The Schrödinger picture, with its evolving states and static operators, is a natural way to think. But it's not the only way. Sometimes, a problem becomes much simpler if we change our point of view. Think of describing the motion of the planets. You could stand on the Earth and describe the Sun and planets performing fantastically complex loops in the sky. Or, you could shift your perspective to the Sun, and suddenly the planets' motions become elegant, simple ellipses. Physics is the same, but the description is vastly simplified.

Quantum mechanics has its own changes of perspective. In the ​​Heisenberg picture​​, we freeze the state vector in time and let all the motion be carried by the operators. An operator like position, $x$, becomes a time-dependent operator, $x(t)$. What does this look like? For the simple harmonic oscillator, the result is beautiful. The Heisenberg operators for position and momentum oscillate in time with the classical frequency $\omega$, and the annihilation operator $a$ evolves with a simple complex phase, $a(t) = a(0)\exp(-i\omega t)$. The quantum operators themselves seem to be performing the classical dance of their counterparts! This picture is often more intuitive for seeing the connection between classical and quantum dynamics.

Then there is a clever compromise, the ​​interaction picture​​. Imagine your Hamiltonian has two parts: a simple, solvable part $H_0$ (like a free particle) and a complicated, messy part $V$ (an interaction). In the interaction picture, we let the operators evolve according to the simple Hamiltonian $H_0$, and we let the state vector evolve according to only the complicated interaction $V$. It’s the best of both worlds. For a free particle, the position operator in the interaction picture evolves as $x_I(t) = x + (p/m)t$. This is exactly the formula for the position of a classical particle! The interaction picture strips away the simple part of the evolution, allowing us to focus on the interesting part—the interactions. This is the starting point for almost all modern perturbation theory, from particle physics to condensed matter.

These different pictures are not just philosophical curiosities; they are essential, practical tools that physicists use every day to solve real problems.

Consider an atom being zapped by a laser. In the Schrödinger picture, the state vector is oscillating wildly at the atom's natural frequency, and also being pushed around by the laser's oscillating field. It’s a mess. But if we jump into a "rotating frame" that spins along with the atom's natural frequency—which is precisely what moving to the interaction picture accomplishes—the atom's furious internal motion vanishes from our equations. We are left only with the much slower evolution caused by the laser, making the problem tractable. This technique is the bread and butter of quantum optics, magnetic resonance imaging (MRI), and the control of qubits for quantum computing.

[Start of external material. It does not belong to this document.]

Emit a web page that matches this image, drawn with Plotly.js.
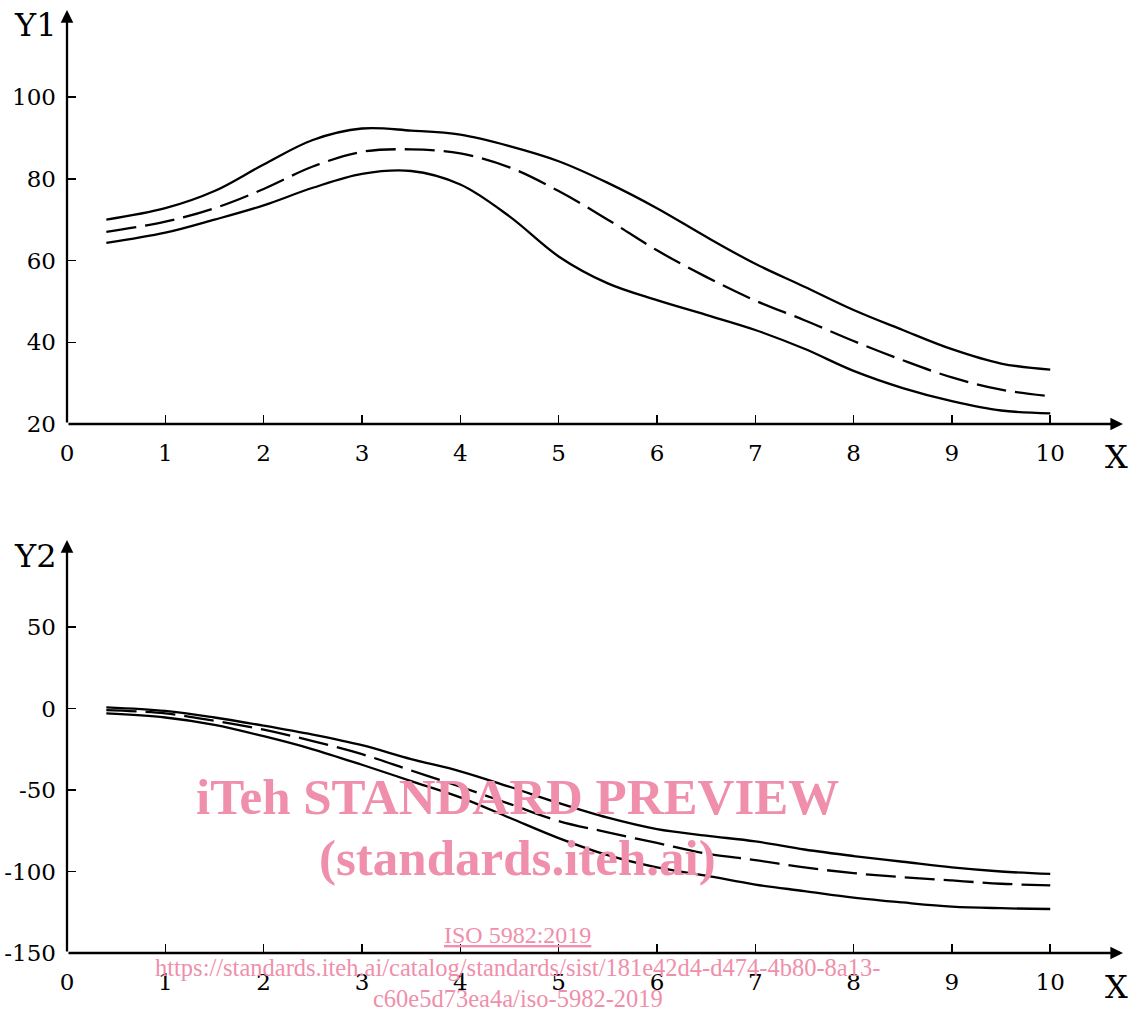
<!DOCTYPE html>
<html>
<head>
<meta charset="utf-8">
<script src="https://cdn.plot.ly/plotly-3.0.1.min.js"></script>
<style>html,body{margin:0;padding:0;background:#fff;}#chart{width:1138px;height:1012px;}</style>
</head>
<body>
<div id="chart"></div>
<script>
// ---- data ----
const xValues = [0.4, 1, 1.5, 2, 2.5, 3, 3.5, 4, 4.5, 5, 5.5, 6, 6.5, 7, 7.5, 8, 8.5, 9, 9.5, 10];

const y1Upper  = [70, 72.8, 77, 83.5, 89.5, 92.3, 91.8, 90.8, 88, 84.3, 79, 72.8, 65.8, 59.2, 53.6, 47.9, 43, 38.3, 34.8, 33.3];
const y1Middle = [67, 69.5, 72.8, 77.5, 83, 86.6, 87.2, 86.2, 82.8, 77, 70, 62.5, 56, 50.2, 45.4, 40.3, 35.6, 31.4, 28.4, 26.8];
const y1Lower  = [64.3, 66.8, 70, 73.5, 77.8, 81.2, 81.9, 78.6, 70.8, 61, 54.4, 50.3, 46.7, 43, 38.4, 33, 28.8, 25.6, 23.3, 22.6];

const y2Upper  = [0.7, -1.5, -5.5, -10.5, -16, -22.5, -31, -38.5, -48, -58, -67, -74, -78, -81.5, -86.5, -90.5, -94, -97.5, -100, -101.5];
const y2Middle = [-1, -3, -7.5, -13, -20, -28, -38, -48, -58.5, -69, -76, -82.5, -89, -93, -97.5, -101, -103.5, -105.5, -107.5, -108.5];
const y2Lower  = [-3, -5.5, -10, -17, -25, -34.5, -44.5, -54.5, -67, -79.5, -90, -97.5, -102.5, -108, -112, -116, -119, -121.5, -122.5, -123];

const xTicks = [0, 1, 2, 3, 4, 5, 6, 7, 8, 9, 10];
const y1Ticks = [20, 40, 60, 80, 100];
const y2Ticks = [-150, -100, -50, 0, 50];
const y2TickText = ['-150', '-100', '-50', '0', '50'];

// ---- styles ----
const FONT = 'DejaVu Serif, serif';
const lineSolid = {color: '#000', width: 2.3, shape: 'spline', smoothing: 1};
const lineDash = {color: '#000', width: 2.3, shape: 'spline', smoothing: 1, dash: '30px,9px'};

function tr(y, xa, ya, line) {
  return {x: xValues, y: y, xaxis: xa, yaxis: ya, mode: 'lines', line: line, hoverinfo: 'skip', showlegend: false};
}

const data = [
  tr(y1Upper, 'x', 'y', lineSolid),
  tr(y1Middle, 'x', 'y', lineDash),
  tr(y1Lower, 'x', 'y', lineSolid),
  tr(y2Upper, 'x2', 'y2', lineSolid),
  tr(y2Middle, 'x2', 'y2', lineDash),
  tr(y2Lower, 'x2', 'y2', lineSolid)
];

const X_MAX = 10.74;
const Y1_RANGE = [20, 121.3];
const Y2_RANGE = [-150, 103.4];

const axBase = {
  showgrid: false, zeroline: false, showline: false,
  ticks: 'inside', ticklen: 9, tickwidth: 1.5, tickcolor: '#000',
  tickfont: {family: FONT, size: 23, color: '#000'}
};

function arrow(xa, ya, x, y, ax, ay) {
  return {xref: xa, yref: ya, axref: xa, ayref: ya, x: x, y: y, ax: ax, ay: ay,
    text: '', showarrow: true, arrowhead: 2, arrowsize: 1.1, arrowwidth: 2.3, arrowcolor: '#000', standoff: 0};
}
function label(text, x, y, size, extra) {
  return Object.assign({xref: 'paper', yref: 'paper', x: x, y: y, text: text, showarrow: false,
    xanchor: 'center', yanchor: 'middle', font: {family: FONT, size: size, color: '#000'}}, extra || {});
}
const PINK = '#ef8fab';
const WM = 'Liberation Serif, Times New Roman, serif';

const layout = {
  width: 1138, height: 1012,
  margin: {l: 67, r: 15, t: 0, b: 0},
  paper_bgcolor: '#fff', plot_bgcolor: '#fff',
  showlegend: false,
  xaxis: Object.assign({}, axBase, {anchor: 'y', domain: [0, 1], range: [0, X_MAX], tickvals: xTicks, ticklabelstandoff: 13}),
  yaxis: Object.assign({}, axBase, {anchor: 'x', domain: [0.58103, 0.99012], range: Y1_RANGE, tickvals: y1Ticks, ticklabelstandoff: 10}),
  xaxis2: Object.assign({}, axBase, {anchor: 'y2', domain: [0, 1], range: [0, X_MAX], tickvals: xTicks, ticklabelstandoff: 13}),
  yaxis2: Object.assign({}, axBase, {anchor: 'x2', domain: [0.0583, 0.4664], range: Y2_RANGE, tickvals: y2Ticks, ticktext: y2TickText, ticklabelstandoff: 10}),
  annotations: [
    arrow('x', 'y', X_MAX, 20, 0, 20),
    arrow('x', 'y', 0, Y1_RANGE[1], 0, 20),
    arrow('x2', 'y2', X_MAX, -150, 0, -150),
    arrow('x2', 'y2', 0, Y2_RANGE[1], 0, -150),
    label('Y1', -0.0303, 0.9753, 32),
    label('Y2', -0.0303, 0.4506, 32),
    label('X', 0.9943, 0.5484, 32),
    label('X', 0.9943, 0.0247, 32),
    label('<b>iTeh STANDARD PREVIEW</b>', 0.427, 0.2125, 51, {font: {family: WM, size: 51, color: PINK}}),
    label('<b>(standards.iteh.ai)</b>', 0.427, 0.1522, 51, {font: {family: WM, size: 51, color: PINK}}),
    label('<u>ISO 5982:2019</u>', 0.427, 0.0761, 24, {font: {family: WM, size: 24, color: PINK}}),
    label('https://standards.iteh.ai/catalog/standards/sist/181e42d4-d474-4b80-8a13-', 0.427, 0.0435, 24.5, {font: {family: WM, size: 24.5, color: PINK}}),
    label('c60e5d73ea4a/iso-5982-2019', 0.427, 0.0138, 24.5, {font: {family: WM, size: 24.5, color: PINK}})
  ]
};

Plotly.newPlot('chart', data, layout, {staticPlot: true, displayModeBar: false});
</script>
</body>
</html>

Sometimes, the strategy is even more sophisticated. Imagine a qubit (a quantum bit) that is both being driven by a coherent field and being "dephased" by a noisy environment. The environmental interaction often has a much simpler mathematical form in the interaction picture. A common strategy is to start with the problem in the Schrödinger picture, transform to the interaction picture to easily solve the evolution due to the environment, and then transform the solution back to the Schrödinger picture to find the physically observable quantities, like the probability of being in the excited state. It’s like translating a difficult sentence into another language where its meaning is clear, and then translating the clear meaning back.

These ideas stretch far beyond single atoms. In statistical mechanics, we often want to know how a material responds to a push. For example, what determines the electrical conductivity of a metal? The answer lies in what are called ​​two-time correlation functions​​. These functions measure the relationship between a property of the system at one time and another property at a later time—how long a system "remembers" a perturbation. While one can write these functions down in the Schrödinger picture, they find their most natural home in the Heisenberg picture, where one simply calculates the average value of the product of two time-evolved operators. Furthermore, for systems in thermal equilibrium, these correlations depend only on the time difference between the measurements, a property called stationarity which is elegantly proven using these formalisms.

Finally, why this picture? Why wavefunctions on a space of functions? Is it arbitrary, or is there a deeper reason? The answer is that the Schrödinger picture is a manifestation of some of the deepest symmetries of nature. The operations of shifting a particle in space (translation) and giving it a kick (a momentum boost) form a mathematical structure known as the ​​Heisenberg group​​. The Schrödinger picture, with its specific rules for how operators act on wavefunctions, is what mathematicians call a ​​representation​​ of this group. It is the stage upon which the fundamental grammar of position and momentum plays out.

This leads to a final, profound question: Could we have built a different quantum mechanics? For systems with a finite number of parts—an atom, a molecule, a small collection of qubits—the answer is a resounding no. The celebrated ​​Stone–von Neumann theorem​​ guarantees that any "reasonable" quantum theory you can invent that respects the fundamental commutation relations (the mathematical expression of the uncertainty principle) will be unitarily equivalent to the Schrödinger representation. All roads lead to Rome. This gives the Schrödinger picture a sense of necessity and robustness; it is not just a historical accident but, in a deep sense, the only way to write down quantum mechanics for simple systems. It is fascinating to note that this beautiful uniqueness breaks down for systems with infinitely many degrees of freedom, like quantum fields, opening the door to a whole zoo of inequivalent representations that describe the rich and complex phenomena of the quantum vacuum, a story for another day.

From the electron in the atom to the foundations of quantum field theory, the Schrödinger picture is our home base. It gives us not only the tools to calculate, but a window into the inherent beauty, unity, and mathematical inevitability of the quantum world.